Holders of the 2030 Notes may convert their notes at their option at any time prior to the close of business on the business day immediately preceding December 15, 2029 only under the following circumstances: (i) during any calendar quarter commencing after the calendar quarter ending on March 31, 2025 (and only during such calendar quarter), if the last reported sale price of our common stock for at least 20 trading days (whether or not consecutive) during a period of 30 consecutive trading days ending on, and including, the last trading day of the immediately preceding calendar quarter is greater than or equal to 130% of the conversion price on each applicable trading day; (ii) during the five business day period after any ten consecutive trading day period (the “measurement period”) in which the trading price per one thousand dollars ($1,000) of principal amount of notes for each trading day of the measurement period was less than 98% of the product of the last reported sale price of our common stock and the conversion rate on each such trading day; (iii) if we call such notes for redemption, at any time prior to the close of business on the scheduled trading day immediately preceding the applicable redemption date; or (iv) upon the occurrence of specified corporate events. On or after December 15, 2029 until the close of business on the second scheduled trading day immediately preceding the maturity date, holders may convert all or any portion of their notes at any time, regardless of the foregoing circumstances.

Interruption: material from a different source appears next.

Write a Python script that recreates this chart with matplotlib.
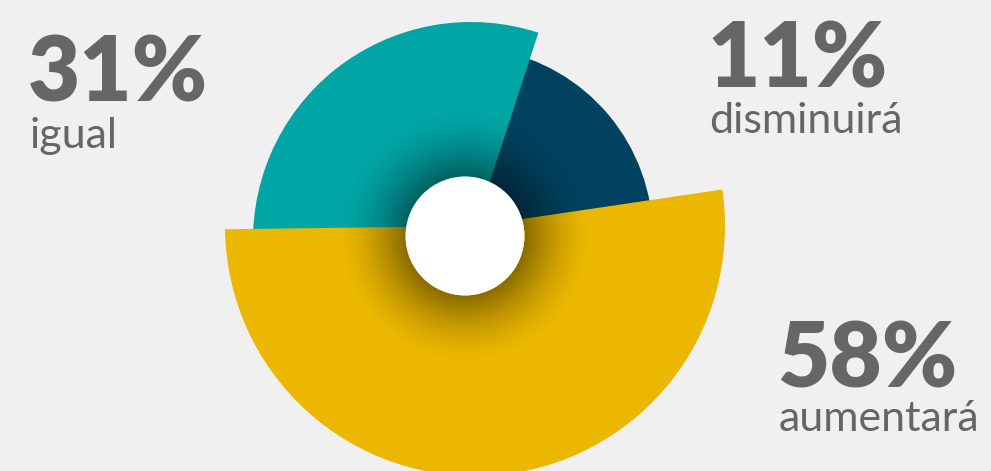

Holders of the 2030 Notes have a one-time noncontingent right to require the Company to repurchase for cash all or any portion of their respective notes at a repurchase price equal to 100% of the principal amount of such notes to be repurchased, plus any accrued and unpaid interest to, but excluding the repurchase date on June 15, 2028.
As of September 30, 2025, none of the conditions permitting the holders of the 2030 Notes to convert their notes early had been met, and to require the Company to repurchase the 2030 Notes for cash. The 2030 Notes are classified as long-term.
The initial conversion rate for the 2030 Notes is 67.5858 shares of common stock per one thousand dollars ($1,000) of principal amount of 2030 Notes, which represents an initial conversion price of approximately $14.80 per share of common stock. The conversion rate and conversion price are subject to customary adjustments upon the occurrence of certain events. In addition, in connection with a make-whole fundamental change (as defined in the Indenture, dated as of December 17, 2024 (the “Indenture”), by and between the Company and U.S. Bank Trust Company, National Association, as trustee (the “Trustee”)), which shall include among other things the Company's delivery of a notice of redemption, the Company will, in certain circumstances, increase the conversion rate for a holder who elects to convert its notes in connection with such a corporate event or redemption, as the case may be.
Subsequent to June 20, 2028, we may redeem for cash all or part of the 2030 Notes, at our option, if the last reported sales price of common stock has been at least 130% of the conversion price then in effect for at least 20 trading days (whether or not consecutive), including the trading day immediately preceding the date on which we provide notice of redemption, during any 30 consecutive trading days ending on, and including, the trading day immediately before the date we send the related notice of the redemption. However, we may not redeem less than all of the outstanding notes unless at least $75,000 aggregate principal amount of notes are outstanding and not called for redemption as of the time we send related redemption notices. The redemption price of each note to be redeemed will be the principal amount of such note, plus accrued and unpaid special interest, if any. Upon the occurrence of a fundamental change (as defined in the Indenture), subject to a limited exception described in the Indenture governing the notes, holders may require us to repurchase all or a portion of their notes for cash at a price equal to plus accrued and unpaid special interest to, but not including, the fundamental change repurchase date (as defined in the Indenture).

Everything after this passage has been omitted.